╭─ SUPPLIED DATA

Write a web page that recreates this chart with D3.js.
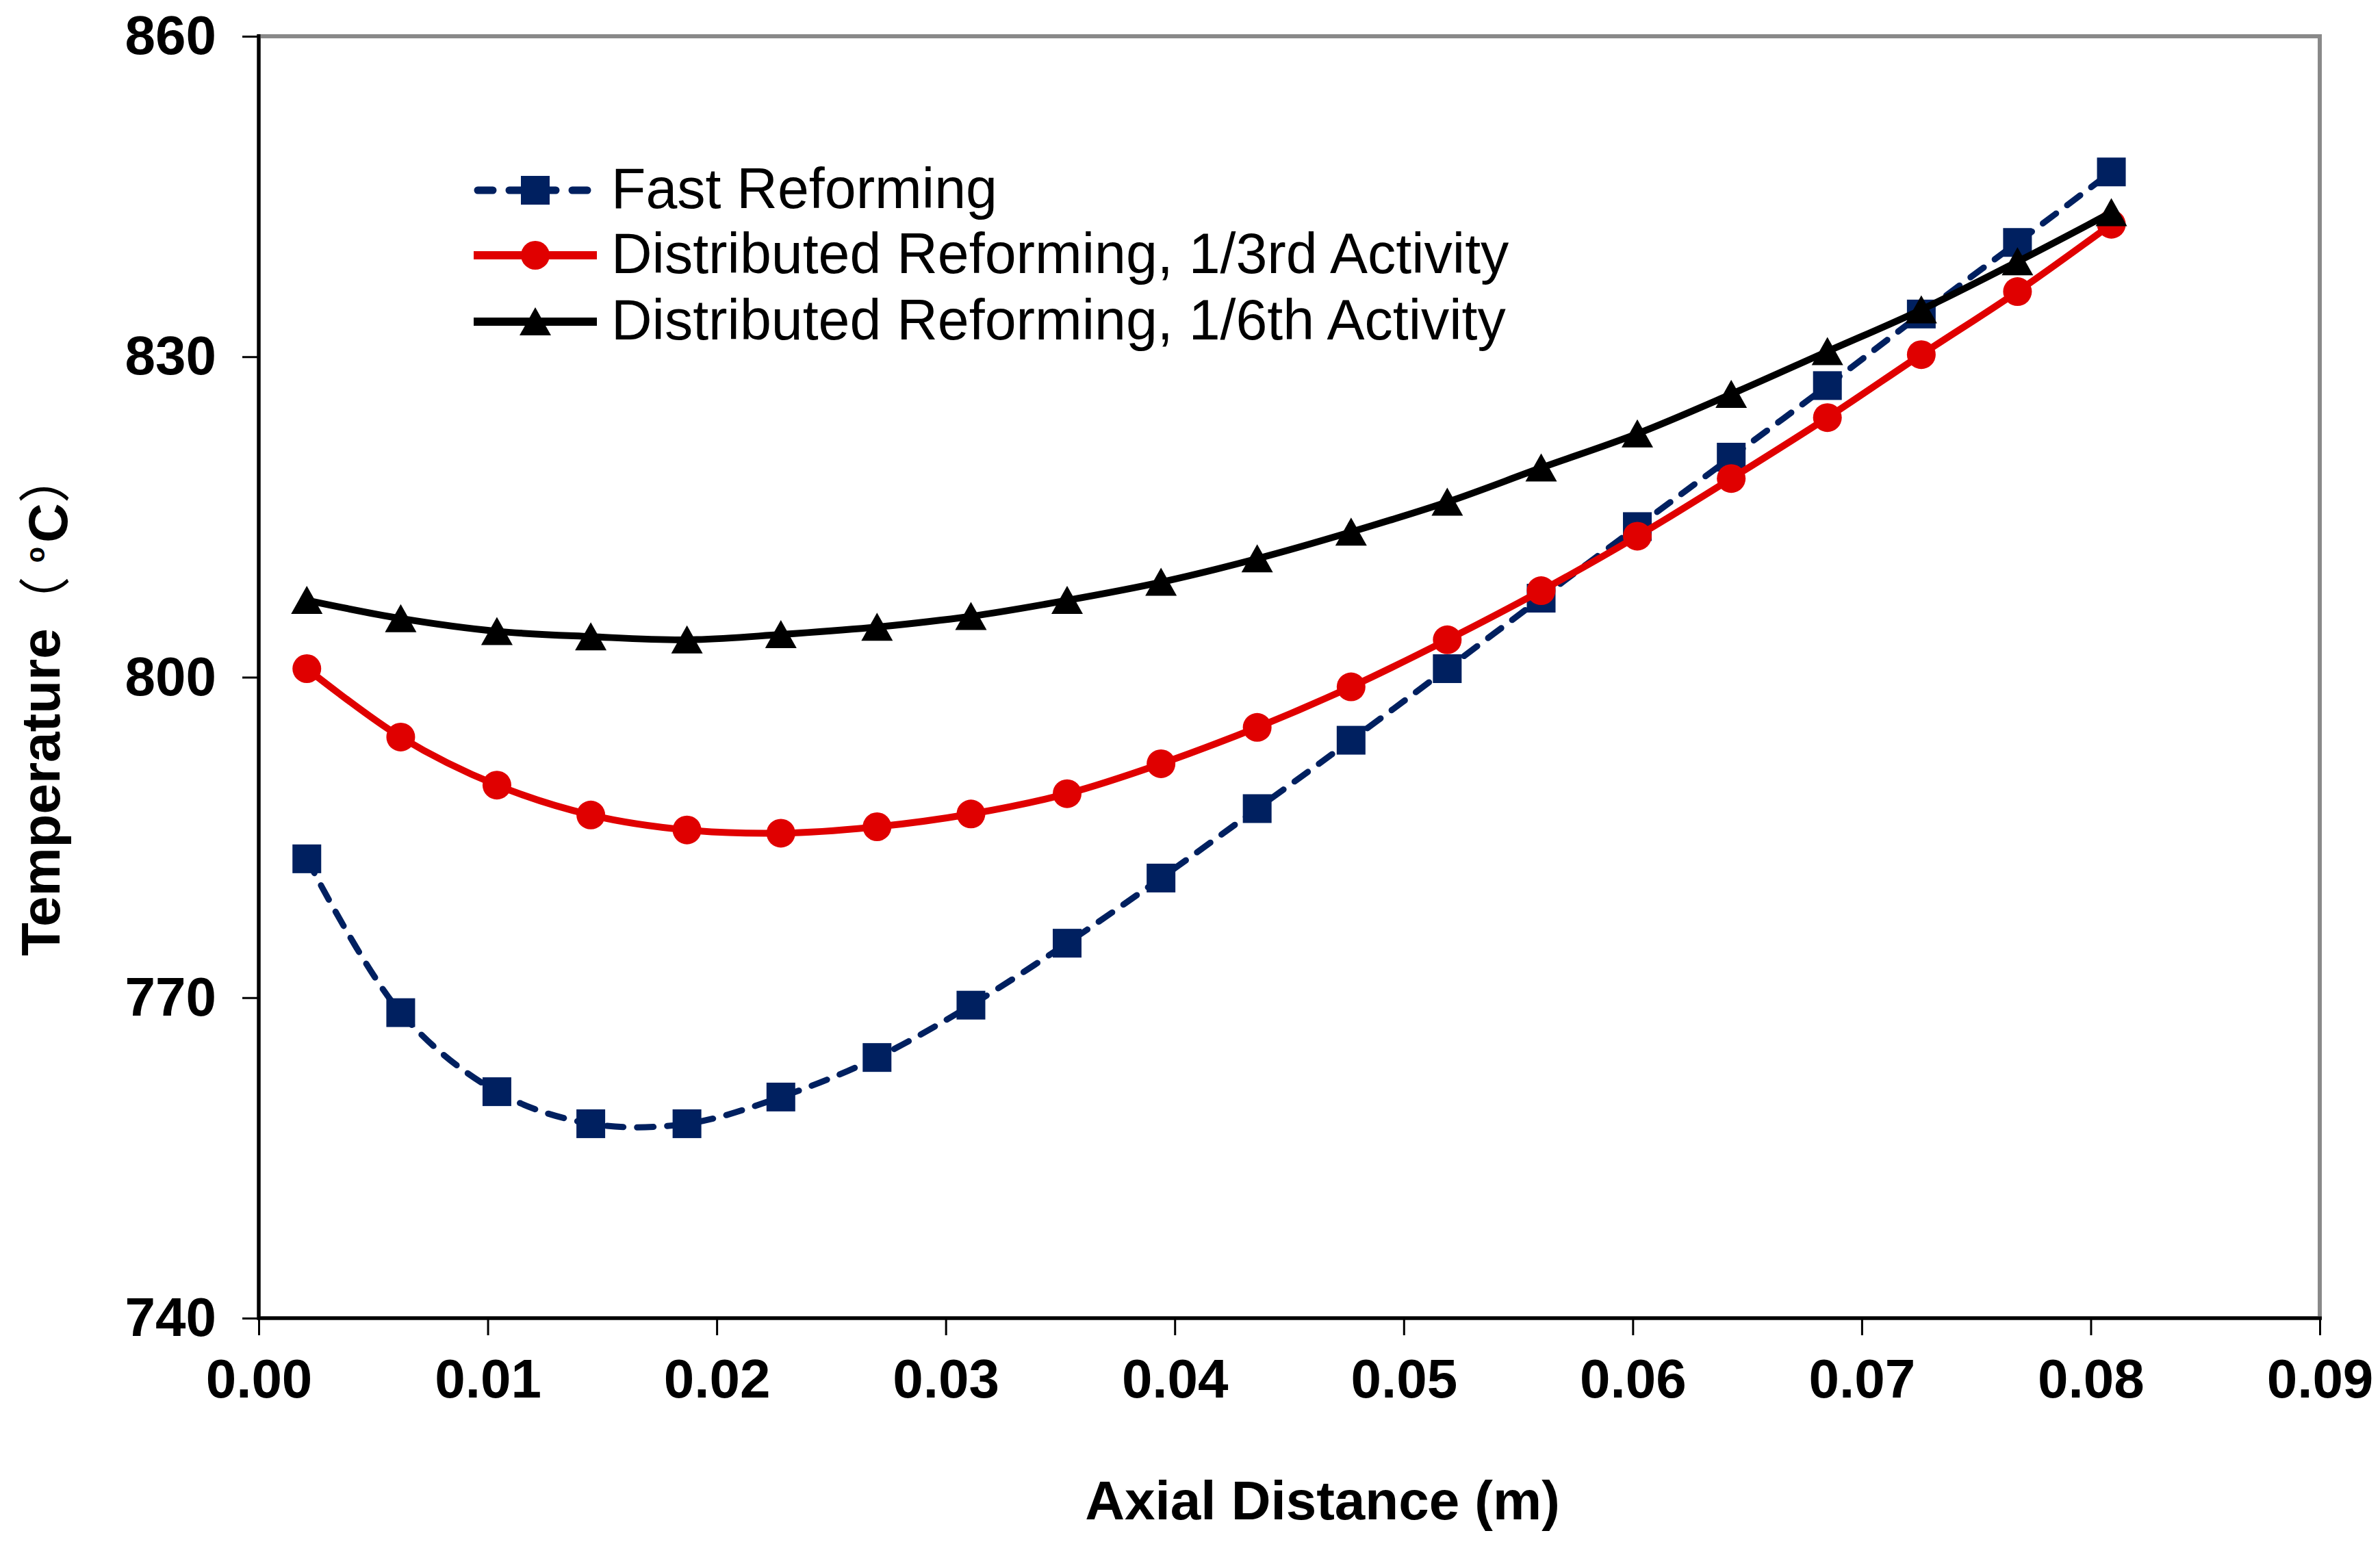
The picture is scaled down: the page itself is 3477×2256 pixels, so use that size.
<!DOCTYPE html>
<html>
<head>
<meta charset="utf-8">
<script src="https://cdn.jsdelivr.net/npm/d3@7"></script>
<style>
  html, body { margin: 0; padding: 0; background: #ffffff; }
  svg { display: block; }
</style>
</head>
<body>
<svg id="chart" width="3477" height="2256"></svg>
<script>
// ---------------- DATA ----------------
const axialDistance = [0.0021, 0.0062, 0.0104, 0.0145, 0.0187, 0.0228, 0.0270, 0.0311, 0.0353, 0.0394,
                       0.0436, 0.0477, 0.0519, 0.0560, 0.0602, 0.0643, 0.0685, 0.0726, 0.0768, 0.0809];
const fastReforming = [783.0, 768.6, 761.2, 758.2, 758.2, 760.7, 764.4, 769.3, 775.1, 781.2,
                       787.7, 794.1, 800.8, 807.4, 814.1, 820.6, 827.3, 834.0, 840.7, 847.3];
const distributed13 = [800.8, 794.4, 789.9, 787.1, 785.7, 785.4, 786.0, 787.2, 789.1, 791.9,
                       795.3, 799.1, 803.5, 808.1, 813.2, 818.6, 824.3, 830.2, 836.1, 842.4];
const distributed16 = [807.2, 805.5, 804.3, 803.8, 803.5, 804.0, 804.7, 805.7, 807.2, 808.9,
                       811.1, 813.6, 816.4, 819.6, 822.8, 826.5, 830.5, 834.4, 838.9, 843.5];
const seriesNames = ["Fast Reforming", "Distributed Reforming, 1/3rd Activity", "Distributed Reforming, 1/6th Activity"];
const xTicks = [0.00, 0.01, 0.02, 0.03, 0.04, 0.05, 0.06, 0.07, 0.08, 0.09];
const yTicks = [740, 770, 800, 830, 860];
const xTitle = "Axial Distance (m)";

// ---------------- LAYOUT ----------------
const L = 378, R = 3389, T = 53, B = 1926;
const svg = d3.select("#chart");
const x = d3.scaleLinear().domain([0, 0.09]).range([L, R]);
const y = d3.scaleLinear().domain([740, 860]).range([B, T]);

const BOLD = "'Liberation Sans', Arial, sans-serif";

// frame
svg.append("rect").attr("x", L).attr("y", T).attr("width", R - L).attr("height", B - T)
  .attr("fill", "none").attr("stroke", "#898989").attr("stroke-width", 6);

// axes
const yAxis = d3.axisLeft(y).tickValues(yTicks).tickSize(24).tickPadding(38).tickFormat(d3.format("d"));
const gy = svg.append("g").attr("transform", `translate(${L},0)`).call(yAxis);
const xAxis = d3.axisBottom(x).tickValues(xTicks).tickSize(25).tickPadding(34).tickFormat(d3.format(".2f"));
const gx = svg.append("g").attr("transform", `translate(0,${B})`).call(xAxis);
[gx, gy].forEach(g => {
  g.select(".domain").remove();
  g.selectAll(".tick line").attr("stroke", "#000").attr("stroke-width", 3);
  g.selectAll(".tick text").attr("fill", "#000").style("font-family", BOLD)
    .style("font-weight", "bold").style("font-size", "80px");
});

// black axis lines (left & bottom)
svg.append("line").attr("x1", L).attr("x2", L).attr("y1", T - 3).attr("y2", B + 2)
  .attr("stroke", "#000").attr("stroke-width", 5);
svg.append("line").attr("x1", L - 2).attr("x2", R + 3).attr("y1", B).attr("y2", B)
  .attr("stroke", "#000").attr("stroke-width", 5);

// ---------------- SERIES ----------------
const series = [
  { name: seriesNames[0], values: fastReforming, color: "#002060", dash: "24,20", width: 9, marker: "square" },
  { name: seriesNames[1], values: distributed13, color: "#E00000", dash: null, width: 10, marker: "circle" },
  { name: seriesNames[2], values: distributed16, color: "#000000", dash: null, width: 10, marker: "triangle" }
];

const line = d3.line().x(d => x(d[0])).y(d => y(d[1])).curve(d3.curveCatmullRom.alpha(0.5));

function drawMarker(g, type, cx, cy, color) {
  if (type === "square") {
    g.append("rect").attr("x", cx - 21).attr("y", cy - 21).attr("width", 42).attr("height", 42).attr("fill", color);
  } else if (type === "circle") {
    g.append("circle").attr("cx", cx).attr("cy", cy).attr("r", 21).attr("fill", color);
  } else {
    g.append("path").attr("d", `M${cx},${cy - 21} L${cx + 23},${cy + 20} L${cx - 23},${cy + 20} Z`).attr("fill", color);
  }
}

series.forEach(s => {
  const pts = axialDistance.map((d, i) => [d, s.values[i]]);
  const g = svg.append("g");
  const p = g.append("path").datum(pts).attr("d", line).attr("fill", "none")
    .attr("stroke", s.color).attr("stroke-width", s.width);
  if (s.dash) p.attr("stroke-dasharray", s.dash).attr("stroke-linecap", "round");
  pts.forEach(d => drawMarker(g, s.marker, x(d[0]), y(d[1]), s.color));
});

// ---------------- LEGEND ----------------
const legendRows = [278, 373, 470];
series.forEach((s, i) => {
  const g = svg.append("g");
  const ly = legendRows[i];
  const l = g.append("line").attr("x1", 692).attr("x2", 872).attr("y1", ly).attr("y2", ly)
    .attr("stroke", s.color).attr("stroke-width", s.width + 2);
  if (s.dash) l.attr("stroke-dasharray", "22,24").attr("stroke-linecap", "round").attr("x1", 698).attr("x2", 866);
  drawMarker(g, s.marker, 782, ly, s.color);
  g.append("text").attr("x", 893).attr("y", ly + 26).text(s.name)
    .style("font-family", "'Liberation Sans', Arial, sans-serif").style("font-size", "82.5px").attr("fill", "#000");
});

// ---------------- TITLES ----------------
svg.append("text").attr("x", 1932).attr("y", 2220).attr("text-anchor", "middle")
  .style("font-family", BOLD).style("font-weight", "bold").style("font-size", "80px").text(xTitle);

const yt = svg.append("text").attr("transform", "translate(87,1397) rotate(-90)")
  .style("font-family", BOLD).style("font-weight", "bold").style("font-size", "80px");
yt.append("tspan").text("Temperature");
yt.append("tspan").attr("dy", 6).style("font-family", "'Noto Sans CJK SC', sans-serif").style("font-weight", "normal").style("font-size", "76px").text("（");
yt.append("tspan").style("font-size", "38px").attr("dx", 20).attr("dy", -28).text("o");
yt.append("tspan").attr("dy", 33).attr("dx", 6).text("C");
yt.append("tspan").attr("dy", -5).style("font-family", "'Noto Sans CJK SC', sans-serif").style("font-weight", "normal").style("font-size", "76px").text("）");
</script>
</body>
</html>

╰─

**TASK BRIEF**
Make an exact reproduction of the listing above, without any pictures.

**THE OUTPUT**
Write a web page that recreates this chart with D3.js.
The picture is scaled down: the page itself is 3477×2256 pixels, so use that size.
<!DOCTYPE html>
<html>
<head>
<meta charset="utf-8">
<script src="https://cdn.jsdelivr.net/npm/d3@7"></script>
<style>
  html, body { margin: 0; padding: 0; background: #ffffff; }
  svg { display: block; }
</style>
</head>
<body>
<svg id="chart" width="3477" height="2256"></svg>
<script>
// ---------------- DATA ----------------
const axialDistance = [0.0021, 0.0062, 0.0104, 0.0145, 0.0187, 0.0228, 0.0270, 0.0311, 0.0353, 0.0394,
                       0.0436, 0.0477, 0.0519, 0.0560, 0.0602, 0.0643, 0.0685, 0.0726, 0.0768, 0.0809];
const fastReforming = [783.0, 768.6, 761.2, 758.2, 758.2, 760.7, 764.4, 769.3, 775.1, 781.2,
                       787.7, 794.1, 800.8, 807.4, 814.1, 820.6, 827.3, 834.0, 840.7, 847.3];
const distributed13 = [800.8, 794.4, 789.9, 787.1, 785.7, 785.4, 786.0, 787.2, 789.1, 791.9,
                       795.3, 799.1, 803.5, 808.1, 813.2, 818.6, 824.3, 830.2, 836.1, 842.4];
const distributed16 = [807.2, 805.5, 804.3, 803.8, 803.5, 804.0, 804.7, 805.7, 807.2, 808.9,
                       811.1, 813.6, 816.4, 819.6, 822.8, 826.5, 830.5, 834.4, 838.9, 843.5];
const seriesNames = ["Fast Reforming", "Distributed Reforming, 1/3rd Activity", "Distributed Reforming, 1/6th Activity"];
const xTicks = [0.00, 0.01, 0.02, 0.03, 0.04, 0.05, 0.06, 0.07, 0.08, 0.09];
const yTicks = [740, 770, 800, 830, 860];
const xTitle = "Axial Distance (m)";

// ---------------- LAYOUT ----------------
const L = 378, R = 3389, T = 53, B = 1926;
const svg = d3.select("#chart");
const x = d3.scaleLinear().domain([0, 0.09]).range([L, R]);
const y = d3.scaleLinear().domain([740, 860]).range([B, T]);

const BOLD = "'Liberation Sans', Arial, sans-serif";

// frame
svg.append("rect").attr("x", L).attr("y", T).attr("width", R - L).attr("height", B - T)
  .attr("fill", "none").attr("stroke", "#898989").attr("stroke-width", 6);

// axes
const yAxis = d3.axisLeft(y).tickValues(yTicks).tickSize(24).tickPadding(38).tickFormat(d3.format("d"));
const gy = svg.append("g").attr("transform", `translate(${L},0)`).call(yAxis);
const xAxis = d3.axisBottom(x).tickValues(xTicks).tickSize(25).tickPadding(34).tickFormat(d3.format(".2f"));
const gx = svg.append("g").attr("transform", `translate(0,${B})`).call(xAxis);
[gx, gy].forEach(g => {
  g.select(".domain").remove();
  g.selectAll(".tick line").attr("stroke", "#000").attr("stroke-width", 3);
  g.selectAll(".tick text").attr("fill", "#000").style("font-family", BOLD)
    .style("font-weight", "bold").style("font-size", "80px");
});

// black axis lines (left & bottom)
svg.append("line").attr("x1", L).attr("x2", L).attr("y1", T - 3).attr("y2", B + 2)
  .attr("stroke", "#000").attr("stroke-width", 5);
svg.append("line").attr("x1", L - 2).attr("x2", R + 3).attr("y1", B).attr("y2", B)
  .attr("stroke", "#000").attr("stroke-width", 5);

// ---------------- SERIES ----------------
const series = [
  { name: seriesNames[0], values: fastReforming, color: "#002060", dash: "24,20", width: 9, marker: "square" },
  { name: seriesNames[1], values: distributed13, color: "#E00000", dash: null, width: 10, marker: "circle" },
  { name: seriesNames[2], values: distributed16, color: "#000000", dash: null, width: 10, marker: "triangle" }
];

const line = d3.line().x(d => x(d[0])).y(d => y(d[1])).curve(d3.curveCatmullRom.alpha(0.5));

function drawMarker(g, type, cx, cy, color) {
  if (type === "square") {
    g.append("rect").attr("x", cx - 21).attr("y", cy - 21).attr("width", 42).attr("height", 42).attr("fill", color);
  } else if (type === "circle") {
    g.append("circle").attr("cx", cx).attr("cy", cy).attr("r", 21).attr("fill", color);
  } else {
    g.append("path").attr("d", `M${cx},${cy - 21} L${cx + 23},${cy + 20} L${cx - 23},${cy + 20} Z`).attr("fill", color);
  }
}

series.forEach(s => {
  const pts = axialDistance.map((d, i) => [d, s.values[i]]);
  const g = svg.append("g");
  const p = g.append("path").datum(pts).attr("d", line).attr("fill", "none")
    .attr("stroke", s.color).attr("stroke-width", s.width);
  if (s.dash) p.attr("stroke-dasharray", s.dash).attr("stroke-linecap", "round");
  pts.forEach(d => drawMarker(g, s.marker, x(d[0]), y(d[1]), s.color));
});

// ---------------- LEGEND ----------------
const legendRows = [278, 373, 470];
series.forEach((s, i) => {
  const g = svg.append("g");
  const ly = legendRows[i];
  const l = g.append("line").attr("x1", 692).attr("x2", 872).attr("y1", ly).attr("y2", ly)
    .attr("stroke", s.color).attr("stroke-width", s.width + 2);
  if (s.dash) l.attr("stroke-dasharray", "22,24").attr("stroke-linecap", "round").attr("x1", 698).attr("x2", 866);
  drawMarker(g, s.marker, 782, ly, s.color);
  g.append("text").attr("x", 893).attr("y", ly + 26).text(s.name)
    .style("font-family", "'Liberation Sans', Arial, sans-serif").style("font-size", "82.5px").attr("fill", "#000");
});

// ---------------- TITLES ----------------
svg.append("text").attr("x", 1932).attr("y", 2220).attr("text-anchor", "middle")
  .style("font-family", BOLD).style("font-weight", "bold").style("font-size", "80px").text(xTitle);

const yt = svg.append("text").attr("transform", "translate(87,1397) rotate(-90)")
  .style("font-family", BOLD).style("font-weight", "bold").style("font-size", "80px");
yt.append("tspan").text("Temperature");
yt.append("tspan").attr("dy", 6).style("font-family", "'Noto Sans CJK SC', sans-serif").style("font-weight", "normal").style("font-size", "76px").text("（");
yt.append("tspan").style("font-size", "38px").attr("dx", 20).attr("dy", -28).text("o");
yt.append("tspan").attr("dy", 33).attr("dx", 6).text("C");
yt.append("tspan").attr("dy", -5).style("font-family", "'Noto Sans CJK SC', sans-serif").style("font-weight", "normal").style("font-size", "76px").text("）");
</script>
</body>
</html>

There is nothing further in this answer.